◆ Provided data
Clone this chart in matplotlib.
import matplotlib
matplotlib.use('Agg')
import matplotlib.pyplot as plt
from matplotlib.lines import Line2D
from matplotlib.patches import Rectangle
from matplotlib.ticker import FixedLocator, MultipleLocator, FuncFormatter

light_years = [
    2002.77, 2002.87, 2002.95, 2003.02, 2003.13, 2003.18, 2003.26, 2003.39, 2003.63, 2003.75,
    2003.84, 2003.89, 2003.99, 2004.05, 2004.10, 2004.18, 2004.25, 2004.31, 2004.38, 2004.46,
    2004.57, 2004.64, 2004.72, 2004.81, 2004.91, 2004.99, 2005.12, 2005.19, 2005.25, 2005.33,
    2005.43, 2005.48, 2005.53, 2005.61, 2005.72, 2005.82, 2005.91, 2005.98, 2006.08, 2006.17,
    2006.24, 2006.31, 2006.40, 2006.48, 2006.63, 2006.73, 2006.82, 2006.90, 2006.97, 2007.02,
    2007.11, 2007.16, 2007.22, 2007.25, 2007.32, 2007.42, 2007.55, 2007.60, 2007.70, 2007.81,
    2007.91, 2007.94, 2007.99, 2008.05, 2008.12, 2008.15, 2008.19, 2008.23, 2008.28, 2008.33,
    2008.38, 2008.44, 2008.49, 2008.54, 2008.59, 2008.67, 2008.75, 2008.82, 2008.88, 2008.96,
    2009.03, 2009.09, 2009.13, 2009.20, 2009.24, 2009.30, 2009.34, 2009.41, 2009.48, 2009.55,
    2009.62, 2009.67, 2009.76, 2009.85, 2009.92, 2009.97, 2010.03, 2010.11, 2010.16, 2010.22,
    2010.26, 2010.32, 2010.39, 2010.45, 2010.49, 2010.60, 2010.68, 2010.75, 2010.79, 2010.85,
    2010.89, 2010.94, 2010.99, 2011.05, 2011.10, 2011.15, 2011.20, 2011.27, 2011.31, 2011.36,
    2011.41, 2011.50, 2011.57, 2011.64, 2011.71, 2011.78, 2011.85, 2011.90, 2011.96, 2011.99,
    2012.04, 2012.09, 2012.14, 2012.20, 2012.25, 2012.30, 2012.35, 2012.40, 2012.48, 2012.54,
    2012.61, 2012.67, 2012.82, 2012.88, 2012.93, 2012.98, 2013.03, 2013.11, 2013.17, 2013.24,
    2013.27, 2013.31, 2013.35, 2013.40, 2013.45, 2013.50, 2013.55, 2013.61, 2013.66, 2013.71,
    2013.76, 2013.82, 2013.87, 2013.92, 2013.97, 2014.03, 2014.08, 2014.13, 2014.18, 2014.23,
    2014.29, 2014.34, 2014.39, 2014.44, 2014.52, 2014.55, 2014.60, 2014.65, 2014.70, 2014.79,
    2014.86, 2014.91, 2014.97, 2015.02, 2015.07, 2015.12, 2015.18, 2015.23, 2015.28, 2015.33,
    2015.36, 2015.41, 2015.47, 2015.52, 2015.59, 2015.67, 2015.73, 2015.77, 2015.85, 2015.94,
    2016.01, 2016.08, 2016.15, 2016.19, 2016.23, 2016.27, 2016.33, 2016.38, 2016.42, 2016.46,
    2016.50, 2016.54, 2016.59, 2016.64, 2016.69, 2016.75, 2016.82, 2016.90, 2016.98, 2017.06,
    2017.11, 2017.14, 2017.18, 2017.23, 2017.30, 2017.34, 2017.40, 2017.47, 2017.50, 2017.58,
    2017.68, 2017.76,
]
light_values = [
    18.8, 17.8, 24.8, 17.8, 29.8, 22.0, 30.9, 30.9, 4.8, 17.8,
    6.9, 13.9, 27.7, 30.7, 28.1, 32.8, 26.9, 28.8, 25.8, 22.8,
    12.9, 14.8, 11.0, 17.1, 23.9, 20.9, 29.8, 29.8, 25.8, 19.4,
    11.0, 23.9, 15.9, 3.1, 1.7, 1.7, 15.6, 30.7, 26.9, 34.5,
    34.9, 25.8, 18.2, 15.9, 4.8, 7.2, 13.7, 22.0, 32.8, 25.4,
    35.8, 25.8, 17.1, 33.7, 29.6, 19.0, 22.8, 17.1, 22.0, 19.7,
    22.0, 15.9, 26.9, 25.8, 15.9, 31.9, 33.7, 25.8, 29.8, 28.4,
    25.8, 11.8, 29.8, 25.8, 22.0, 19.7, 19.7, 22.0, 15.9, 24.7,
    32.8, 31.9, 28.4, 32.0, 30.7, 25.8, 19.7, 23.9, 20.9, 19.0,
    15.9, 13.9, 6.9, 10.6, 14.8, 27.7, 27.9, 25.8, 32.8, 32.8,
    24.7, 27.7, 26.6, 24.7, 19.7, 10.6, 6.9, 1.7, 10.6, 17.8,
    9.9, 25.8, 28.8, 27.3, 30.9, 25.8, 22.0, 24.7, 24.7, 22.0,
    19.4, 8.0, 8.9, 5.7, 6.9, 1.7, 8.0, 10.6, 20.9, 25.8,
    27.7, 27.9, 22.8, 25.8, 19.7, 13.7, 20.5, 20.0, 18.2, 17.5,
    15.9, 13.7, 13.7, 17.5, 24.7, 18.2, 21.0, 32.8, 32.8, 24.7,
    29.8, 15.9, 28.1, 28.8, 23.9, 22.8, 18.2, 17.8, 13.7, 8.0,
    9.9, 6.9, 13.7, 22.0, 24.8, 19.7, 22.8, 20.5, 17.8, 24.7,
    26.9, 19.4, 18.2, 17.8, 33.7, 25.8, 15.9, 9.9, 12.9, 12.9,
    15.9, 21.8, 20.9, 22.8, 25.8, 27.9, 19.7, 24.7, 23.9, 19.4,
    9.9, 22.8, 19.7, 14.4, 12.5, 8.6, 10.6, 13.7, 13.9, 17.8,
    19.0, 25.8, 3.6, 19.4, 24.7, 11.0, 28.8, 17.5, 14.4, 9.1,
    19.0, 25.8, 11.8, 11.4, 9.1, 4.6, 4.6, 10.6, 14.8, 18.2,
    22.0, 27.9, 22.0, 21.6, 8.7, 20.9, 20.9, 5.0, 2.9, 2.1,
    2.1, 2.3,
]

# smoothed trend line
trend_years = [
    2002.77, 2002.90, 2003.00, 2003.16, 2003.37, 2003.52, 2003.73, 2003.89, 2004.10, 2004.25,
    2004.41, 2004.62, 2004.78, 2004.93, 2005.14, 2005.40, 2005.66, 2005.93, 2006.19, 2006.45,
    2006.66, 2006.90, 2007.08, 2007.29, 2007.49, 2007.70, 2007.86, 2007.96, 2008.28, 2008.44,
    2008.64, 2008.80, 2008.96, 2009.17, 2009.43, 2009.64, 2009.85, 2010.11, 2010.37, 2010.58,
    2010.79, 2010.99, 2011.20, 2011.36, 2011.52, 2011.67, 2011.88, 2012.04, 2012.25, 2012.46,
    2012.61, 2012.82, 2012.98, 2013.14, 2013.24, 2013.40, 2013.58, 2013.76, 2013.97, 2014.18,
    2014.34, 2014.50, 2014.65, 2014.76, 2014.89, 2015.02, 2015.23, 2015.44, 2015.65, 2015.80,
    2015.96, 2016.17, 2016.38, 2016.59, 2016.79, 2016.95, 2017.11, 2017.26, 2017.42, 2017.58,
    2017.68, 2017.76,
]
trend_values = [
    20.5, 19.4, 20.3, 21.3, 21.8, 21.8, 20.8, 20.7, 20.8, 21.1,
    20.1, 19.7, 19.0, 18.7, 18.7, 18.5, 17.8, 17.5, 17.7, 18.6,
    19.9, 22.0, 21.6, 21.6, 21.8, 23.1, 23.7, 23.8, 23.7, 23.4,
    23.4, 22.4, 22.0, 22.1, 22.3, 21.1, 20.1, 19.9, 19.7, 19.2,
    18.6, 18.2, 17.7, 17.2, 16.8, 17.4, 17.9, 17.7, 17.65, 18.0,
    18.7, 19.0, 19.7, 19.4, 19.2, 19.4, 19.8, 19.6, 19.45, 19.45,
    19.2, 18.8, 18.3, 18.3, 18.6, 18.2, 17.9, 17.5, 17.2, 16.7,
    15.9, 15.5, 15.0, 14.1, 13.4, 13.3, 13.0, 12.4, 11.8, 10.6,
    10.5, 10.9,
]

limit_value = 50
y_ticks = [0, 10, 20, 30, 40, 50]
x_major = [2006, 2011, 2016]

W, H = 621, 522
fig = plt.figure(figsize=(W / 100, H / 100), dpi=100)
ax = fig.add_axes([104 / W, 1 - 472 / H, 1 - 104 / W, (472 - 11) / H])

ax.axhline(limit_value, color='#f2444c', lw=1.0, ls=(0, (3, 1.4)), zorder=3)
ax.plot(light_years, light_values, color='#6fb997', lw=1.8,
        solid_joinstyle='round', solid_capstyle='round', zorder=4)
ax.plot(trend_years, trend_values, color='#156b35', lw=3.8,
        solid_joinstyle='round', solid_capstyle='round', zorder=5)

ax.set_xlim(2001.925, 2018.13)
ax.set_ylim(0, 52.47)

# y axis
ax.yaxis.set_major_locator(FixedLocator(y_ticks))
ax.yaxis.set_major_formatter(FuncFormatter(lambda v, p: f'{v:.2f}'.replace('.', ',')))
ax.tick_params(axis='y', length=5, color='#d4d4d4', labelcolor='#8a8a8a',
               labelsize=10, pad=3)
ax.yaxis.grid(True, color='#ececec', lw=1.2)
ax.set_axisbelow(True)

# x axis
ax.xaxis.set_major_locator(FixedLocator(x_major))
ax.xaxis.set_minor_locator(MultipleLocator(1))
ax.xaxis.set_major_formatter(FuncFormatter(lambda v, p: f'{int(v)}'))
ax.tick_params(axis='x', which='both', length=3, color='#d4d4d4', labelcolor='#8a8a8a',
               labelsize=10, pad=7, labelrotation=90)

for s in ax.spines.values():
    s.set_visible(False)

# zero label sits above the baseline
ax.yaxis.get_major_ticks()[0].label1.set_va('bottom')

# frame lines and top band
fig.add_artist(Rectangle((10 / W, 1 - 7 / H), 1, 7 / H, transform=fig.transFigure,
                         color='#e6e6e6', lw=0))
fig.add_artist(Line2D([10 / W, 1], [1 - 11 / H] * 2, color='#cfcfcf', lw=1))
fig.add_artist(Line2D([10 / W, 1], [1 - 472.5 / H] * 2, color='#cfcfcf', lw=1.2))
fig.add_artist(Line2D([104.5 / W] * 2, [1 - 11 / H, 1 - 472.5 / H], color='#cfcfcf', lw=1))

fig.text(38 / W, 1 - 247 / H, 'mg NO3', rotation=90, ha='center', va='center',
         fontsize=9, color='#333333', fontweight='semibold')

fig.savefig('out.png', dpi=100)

◆ Goal of the exercise
Begin with the first line of the data above and, please, print each line exactly until you have printed the line containing "from matplotlib.ticker import"; print nothing else.

◆ Task response
Clone this chart in matplotlib.
import matplotlib
matplotlib.use('Agg')
import matplotlib.pyplot as plt
from matplotlib.lines import Line2D
from matplotlib.patches import Rectangle
from matplotlib.ticker import FixedLocator, MultipleLocator, FuncFormatter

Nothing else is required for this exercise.